■ What this task involves: Quote the listing in full, exactly as given, minus any pictures.

■ Source data:
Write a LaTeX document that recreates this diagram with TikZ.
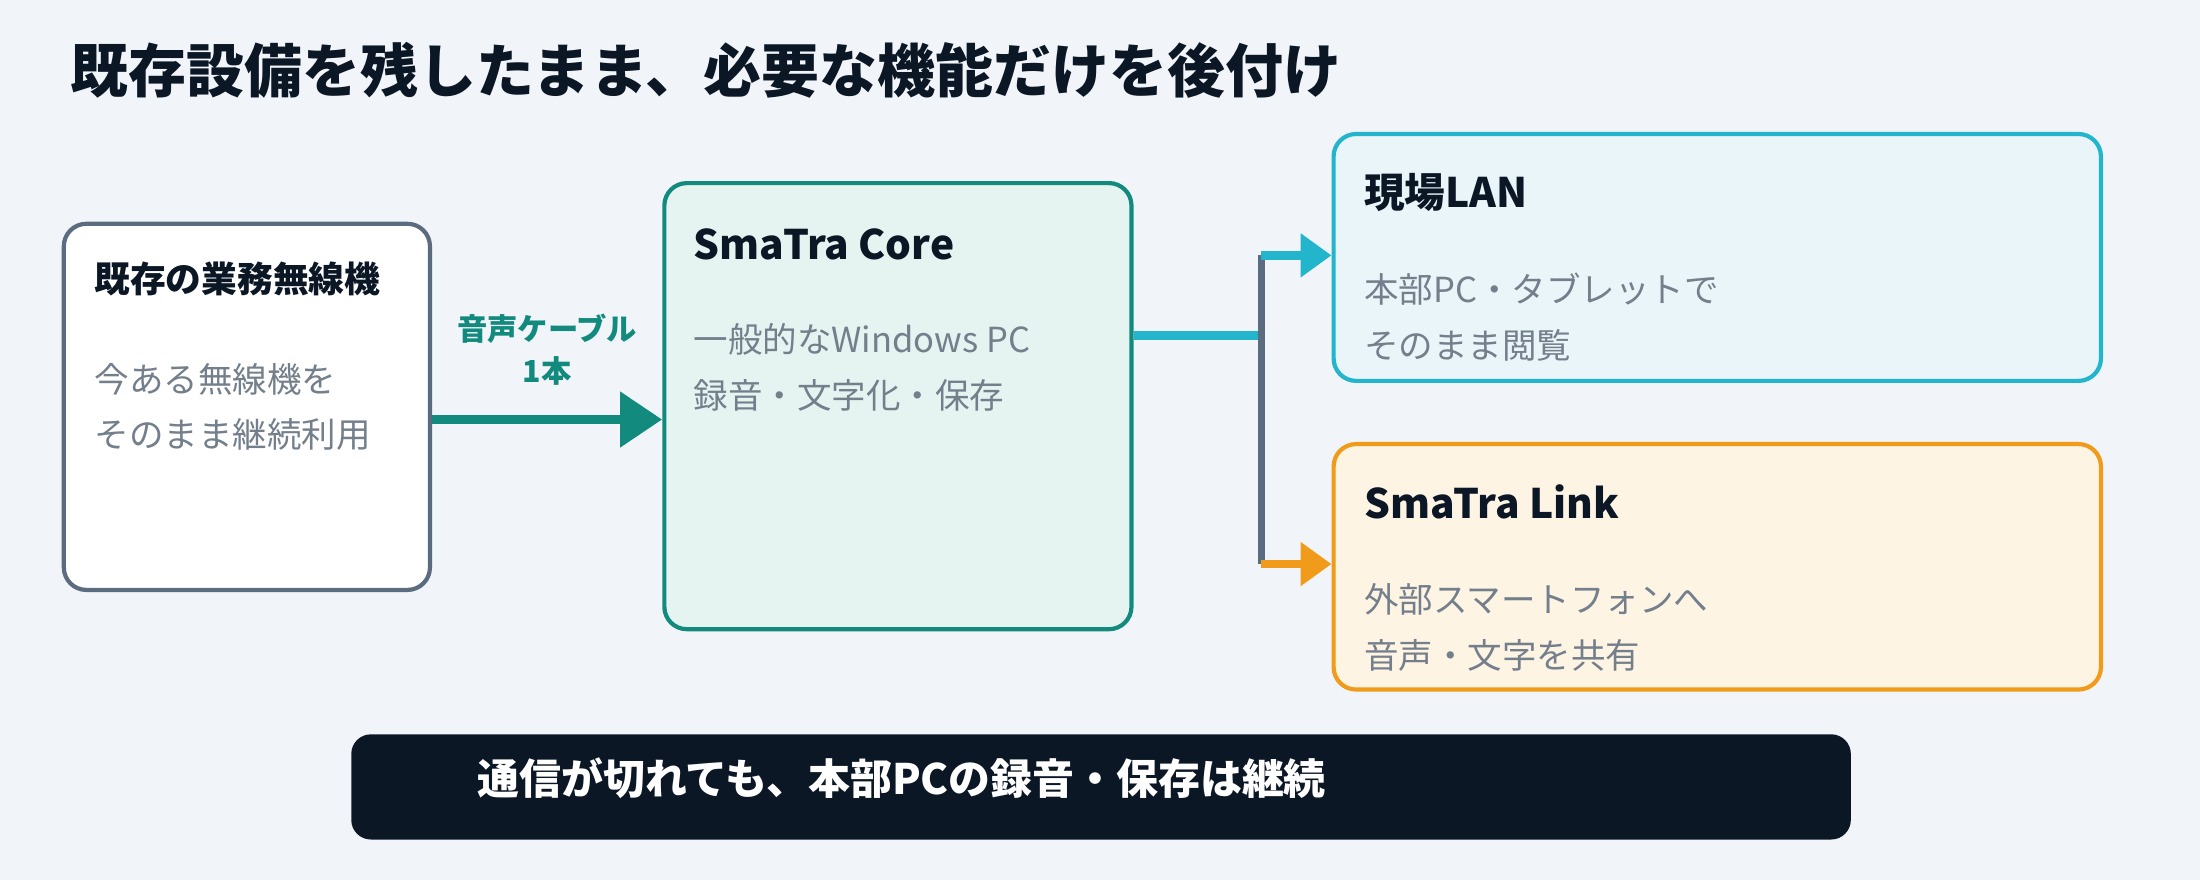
\documentclass[tikz,border=0pt]{standalone}
\usepackage{fontspec}
\setmainfont{Noto Sans CJK JP}
\usetikzlibrary{arrows.meta,positioning}
\definecolor{bgc}{HTML}{F1F5F9}
\definecolor{slate}{HTML}{5B6B80}
\definecolor{teal}{HTML}{138A7E}
\definecolor{tealfill}{HTML}{E6F4F1}
\definecolor{cyan}{HTML}{22B5CC}
\definecolor{cyanfill}{HTML}{E9F5F8}
\definecolor{orng}{HTML}{F09C1A}
\definecolor{orngfill}{HTML}{FEF4E4}
\definecolor{ink}{HTML}{0C1726}
\definecolor{bodyc}{HTML}{747F8C}
\tikzset{
  box/.style={draw,line width=1.7pt,rounded corners=0.32cm,anchor=north west},
  head/.style={anchor=west,inner sep=0pt,font=\bfseries\fontsize{16.5}{18}\selectfont,text=ink},
  body/.style={anchor=west,inner sep=0pt,align=left,font=\fontsize{14}{22.7}\selectfont,text=bodyc},
}
\begin{document}
\begin{tikzpicture}[x=0.02cm,y=-0.02cm]
\useasboundingbox (0,0) rectangle (1568,627);
\fill[bgc] (0,0) rectangle (1568,627);

\node[anchor=west,inner sep=0pt,font=\bfseries\fontsize{23.5}{26}\selectfont,text=ink] (title) at (50,50) {既存設備を残したまま、必要な機能だけを後付け};

% boxes
\node[box,draw=slate,fill=white,minimum width=5.22cm,minimum height=5.22cm] (radio) at (44,158) {};
\node[box,draw=teal,fill=tealfill,minimum width=6.66cm,minimum height=6.36cm] (core) at (472,129) {};
\node[box,draw=cyan,fill=cyanfill,minimum width=10.94cm,minimum height=3.52cm] (lan) at (949,94) {};
\node[box,draw=orng,fill=orngfill,minimum width=10.94cm,minimum height=3.5cm] (link) at (949,315) {};

% texts
\node[head,font=\bfseries\fontsize{14.5}{16}\selectfont] (radioT) at (67,199) {既存の業務無線機};
\node[body] (radioB) at (67,290) {今ある無線機を\\そのまま継続利用};
\node[head] (coreT) at (494,174) {SmaTra Core};
\node[body] (coreB) at (494,262) {一般的なWindows PC\\録音・文字化・保存};
\node[head] (lanT) at (972,137) {現場LAN};
\node[body] (lanB) at (972,226) {本部PC・タブレットで\\そのまま閲覧};
\node[head] (linkT) at (972,358) {SmaTra Link};
\node[body] (linkB) at (972,447) {外部スマートフォンへ\\音声・文字を共有};

% connectors
\coordinate (cOut) at (core.east |- 0,239);
\coordinate (hub) at (899,239);
\coordinate (hubT) at (899,182);
\coordinate (hubB) at (899,402);
\draw[teal,line width=4pt,-{Triangle[length=0.6cm,width=0.76cm]}] (radio.east |- 0,299) -- (core.west |- 0,299)
  node[midway,above=0.3cm,align=center,font=\bfseries\fontsize{12.3}{17}\selectfont,text=teal] (cable) {音声ケーブル\\1本};
\draw[cyan,line width=3.4pt] (cOut) -- (hub);
\draw[slate,line width=2.8pt] (hubT) -- (hubB);
\draw[cyan,line width=3.4pt,-{Triangle[length=0.44cm,width=0.6cm]}] (hubT) -- (lan.west |- hubT);
\draw[orng,line width=3.4pt,-{Triangle[length=0.44cm,width=0.6cm]}] (hubB) -- (link.west |- hubB);

% footer
\node[fill=ink,rounded corners=0.28cm,anchor=north west,minimum width=21.38cm,minimum height=1.5cm] (bar) at (250,523) {};
\node[anchor=west,inner sep=0pt,font=\bfseries\fontsize{17}{19}\selectfont,text=white] (barT) at (340,555) {通信が切れても、本部PCの録音・保存は継続};
\end{tikzpicture}
\end{document}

■ The solution:
Write a LaTeX document that recreates this diagram with TikZ.
\documentclass[tikz,border=0pt]{standalone}
\usepackage{fontspec}
\setmainfont{Noto Sans CJK JP}
\usetikzlibrary{arrows.meta,positioning}
\definecolor{bgc}{HTML}{F1F5F9}
\definecolor{slate}{HTML}{5B6B80}
\definecolor{teal}{HTML}{138A7E}
\definecolor{tealfill}{HTML}{E6F4F1}
\definecolor{cyan}{HTML}{22B5CC}
\definecolor{cyanfill}{HTML}{E9F5F8}
\definecolor{orng}{HTML}{F09C1A}
\definecolor{orngfill}{HTML}{FEF4E4}
\definecolor{ink}{HTML}{0C1726}
\definecolor{bodyc}{HTML}{747F8C}
\tikzset{
  box/.style={draw,line width=1.7pt,rounded corners=0.32cm,anchor=north west},
  head/.style={anchor=west,inner sep=0pt,font=\bfseries\fontsize{16.5}{18}\selectfont,text=ink},
  body/.style={anchor=west,inner sep=0pt,align=left,font=\fontsize{14}{22.7}\selectfont,text=bodyc},
}
\begin{document}
\begin{tikzpicture}[x=0.02cm,y=-0.02cm]
\useasboundingbox (0,0) rectangle (1568,627);
\fill[bgc] (0,0) rectangle (1568,627);

\node[anchor=west,inner sep=0pt,font=\bfseries\fontsize{23.5}{26}\selectfont,text=ink] (title) at (50,50) {既存設備を残したまま、必要な機能だけを後付け};

% boxes
\node[box,draw=slate,fill=white,minimum width=5.22cm,minimum height=5.22cm] (radio) at (44,158) {};
\node[box,draw=teal,fill=tealfill,minimum width=6.66cm,minimum height=6.36cm] (core) at (472,129) {};
\node[box,draw=cyan,fill=cyanfill,minimum width=10.94cm,minimum height=3.52cm] (lan) at (949,94) {};
\node[box,draw=orng,fill=orngfill,minimum width=10.94cm,minimum height=3.5cm] (link) at (949,315) {};

% texts
\node[head,font=\bfseries\fontsize{14.5}{16}\selectfont] (radioT) at (67,199) {既存の業務無線機};
\node[body] (radioB) at (67,290) {今ある無線機を\\そのまま継続利用};
\node[head] (coreT) at (494,174) {SmaTra Core};
\node[body] (coreB) at (494,262) {一般的なWindows PC\\録音・文字化・保存};
\node[head] (lanT) at (972,137) {現場LAN};
\node[body] (lanB) at (972,226) {本部PC・タブレットで\\そのまま閲覧};
\node[head] (linkT) at (972,358) {SmaTra Link};
\node[body] (linkB) at (972,447) {外部スマートフォンへ\\音声・文字を共有};

% connectors
\coordinate (cOut) at (core.east |- 0,239);
\coordinate (hub) at (899,239);
\coordinate (hubT) at (899,182);
\coordinate (hubB) at (899,402);
\draw[teal,line width=4pt,-{Triangle[length=0.6cm,width=0.76cm]}] (radio.east |- 0,299) -- (core.west |- 0,299)
  node[midway,above=0.3cm,align=center,font=\bfseries\fontsize{12.3}{17}\selectfont,text=teal] (cable) {音声ケーブル\\1本};
\draw[cyan,line width=3.4pt] (cOut) -- (hub);
\draw[slate,line width=2.8pt] (hubT) -- (hubB);
\draw[cyan,line width=3.4pt,-{Triangle[length=0.44cm,width=0.6cm]}] (hubT) -- (lan.west |- hubT);
\draw[orng,line width=3.4pt,-{Triangle[length=0.44cm,width=0.6cm]}] (hubB) -- (link.west |- hubB);

% footer
\node[fill=ink,rounded corners=0.28cm,anchor=north west,minimum width=21.38cm,minimum height=1.5cm] (bar) at (250,523) {};
\node[anchor=west,inner sep=0pt,font=\bfseries\fontsize{17}{19}\selectfont,text=white] (barT) at (340,555) {通信が切れても、本部PCの録音・保存は継続};
\end{tikzpicture}
\end{document}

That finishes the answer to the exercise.